Not content to just watch the courts, the advocacy army is now lobbying the legislature. Stand With Crypto—Coinbase's politically‑mobilized degens—has sent a letter to the Senate Banking Committee, with state leaders pleading for protections for DeFi and for keeping a clause that lets crypto platforms offer yields on stablecoins. This is all happening as the committee tangles with the GENIUS Act, a bill that bans stablecoin issuers from paying interest directly but cleverly lets third‑party exchanges like Coinbase play yield banker.
The banking old guard, predictably, is crying foul that crypto yield could drain their deposit pools, while crypto builders warn that killing yields would stifle the very innovation lawmakers claim to want. Recent White House sit‑downs have done little to resolve this standoff.
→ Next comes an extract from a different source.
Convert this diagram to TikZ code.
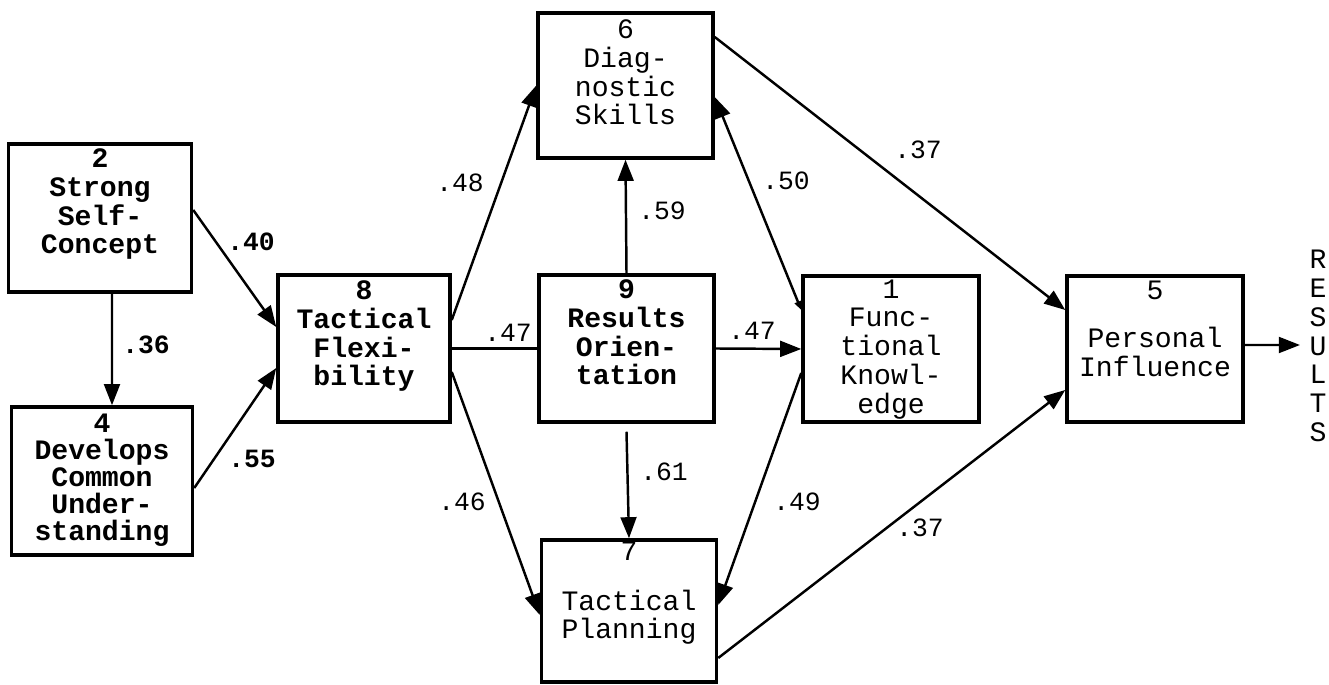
\documentclass[tikz,border=0pt]{standalone}
\usepackage{fontspec}
\setmainfont{Liberation Mono}
\usetikzlibrary{arrows.meta,positioning}

\tikzset{
  >={Triangle[length=12pt,width=9pt]},
  box/.style={draw, line width=2pt, minimum width=3.5cm, minimum height=2.92cm, inner sep=0pt},
  boxtext/.style={align=center, inner sep=0pt, font=\fontsize{16}{16.4}\selectfont},
  coef/.style={inner sep=0pt, font=\fontsize{15}{15}\selectfont},
  link/.style={line width=1.4pt, ->},
}

\begin{document}
\begin{tikzpicture}[x=0.02cm,y=-0.02cm]
  \useasboundingbox (0,0) rectangle (1329,685);

  % boxes
  \node[box, minimum width=3.66cm, minimum height=2.96cm] (selfc) at (100,218) {};
  \node[box, minimum width=3.62cm, minimum height=2.96cm] (devcu) at (102,481) {};
  \node[box, minimum width=3.44cm, minimum height=2.94cm] (tflex) at (364,348.5) {};
  \node[box, minimum height=2.9cm] (diag) at (625.5,85.5) {};
  \node[box, minimum height=2.94cm] (resor) at (626.5,348.5) {};
  \node[box, minimum height=2.84cm] (tplan) at (629,611) {};
  \node[box, minimum width=3.52cm] (funck) at (891,349) {};
  \node[box, minimum width=3.52cm] (pinfl) at (1155,349) {};

  % box texts
  \node[boxtext, font=\fontsize{16}{16.4}\selectfont\bfseries, below=0.12cm of selfc.north] (selfcT) {2\\Strong\\Self-\\Concept};
  \node[boxtext, font=\fontsize{16}{15.4}\selectfont\bfseries, below=0.16cm of devcu.north] (devcuT) {4\\Develops\\Common\\Under-\\standing};
  \node[boxtext, font=\fontsize{16}{16.4}\selectfont\bfseries, below=0.14cm of tflex.north] (tflexT) {8\\Tactical\\Flexi-\\bility};
  \node[boxtext, below=0.16cm of diag.north] (diagT) {6\\Diag-\\nostic\\Skills};
  \node[boxtext, font=\fontsize{16}{16.4}\selectfont\bfseries, below=0.12cm of resor.north] (resorT) {9\\Results\\Orien-\\tation};
  \node[boxtext, below=0.1cm of funck.north] (funckT) {1\\Func-\\tional\\Knowl-\\edge};
  \node[boxtext, below=0.12cm of pinfl.north] (pinflT) {5\\[11pt]Personal\\Influence};
  \node[boxtext, below=0.06cm of tplan.north] (tplanT) {7\\[12pt]Tactical\\Planning};

  \node[align=center, inner sep=0pt, font=\fontsize{16}{16.4}\selectfont] (results) at (1318,346) {R\\E\\S\\U\\L\\T\\S};
  \coordinate (resend) at (1300,345);

  % paths
  \draw[link] ([xshift=0.24cm]selfc.south) -- ([xshift=0.2cm]devcu.north);
  \draw[link] ([yshift=0.16cm]selfc.east) -- ([yshift=0.43cm]tflex.west);
  \draw[link] ([yshift=-0.14cm]devcu.east) -- ([yshift=-0.39cm]tflex.west);
  \draw[link] ([yshift=0.57cm]tflex.east) -- (diag.west);
  \draw[link] ([yshift=-0.47cm]tflex.east) -- ([yshift=-0.08cm]tplan.west);
  \draw[line width=1.4pt] (tflex.east) -- (resor.west);
  \draw[link] (resor.north) -- (diag.south);
  \draw[link] (resor.east) -- (funck.west);
  \draw[link] ([yshift=-0.16cm]resor.south) -- (tplan.north);
  \draw[line width=1.4pt, {Triangle[length=5pt,width=4pt]}-{Triangle[length=12pt,width=9pt]}] ([yshift=0.78cm]funck.west) -- ([yshift=-0.23cm]diag.east);
  \draw[link] ([yshift=-0.48cm]funck.west) -- ([yshift=0.12cm]tplan.east);
  \draw[link] ([yshift=0.97cm]diag.east) -- ([yshift=0.78cm]pinfl.west);
  \draw[link] ([yshift=-0.94cm]tplan.east) -- ([yshift=-0.82cm]pinfl.west);
  \draw[link] ([yshift=0.08cm]pinfl.east) -- (resend);

  % coefficients
  \node[coef, font=\fontsize{15}{15}\selectfont\bfseries] (c36) at (146,345) {.36};
  \node[coef, font=\fontsize{15}{15}\selectfont\bfseries] (c40) at (251,242) {.40};
  \node[coef, font=\fontsize{15}{15}\selectfont\bfseries] (c55) at (252,459) {.55};
  \node[coef] (c48) at (460,183) {.48};
  \node[coef] (c59) at (662,211) {.59};
  \node[coef] (c50) at (786,181) {.50};
  \node[coef] (c37a) at (918,150) {.37};
  \node[coef] (c47a) at (508,333) {.47};
  \node[coef] (c47b) at (752,331) {.47};
  \node[coef] (c61) at (664,472) {.61};
  \node[coef] (c46) at (462,502) {.46};
  \node[coef] (c49) at (797,502) {.49};
  \node[coef] (c37b) at (920,528) {.37};
\end{tikzpicture}
\end{document}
Some Senate Democrats have even floated the laughable idea that anyone who designs or benefits from a DeFi protocol should be a regulated intermediary—a proposal the industry rightfully roasted.
Stand With Crypto's letter warned senators that gutting the DeFi‑friendly parts of the BRCA bill would signal that Congress prefers to strangle home‑grown tech innovation in its crib. The group also flexed its political muscle by mentioning its lawmaker scorecard and its new "Illinois Voter Guide," making it clear the crypto vote is watching and taking names.
So, while one legal battle over free tokens is on ice, the wider war for sensible crypto rules is just getting warmed up in D.C. The entire industry's trajectory still depends on whether the SEC and Congress can finally stop speaking in regulatory riddles and just draw a clear line in the sand.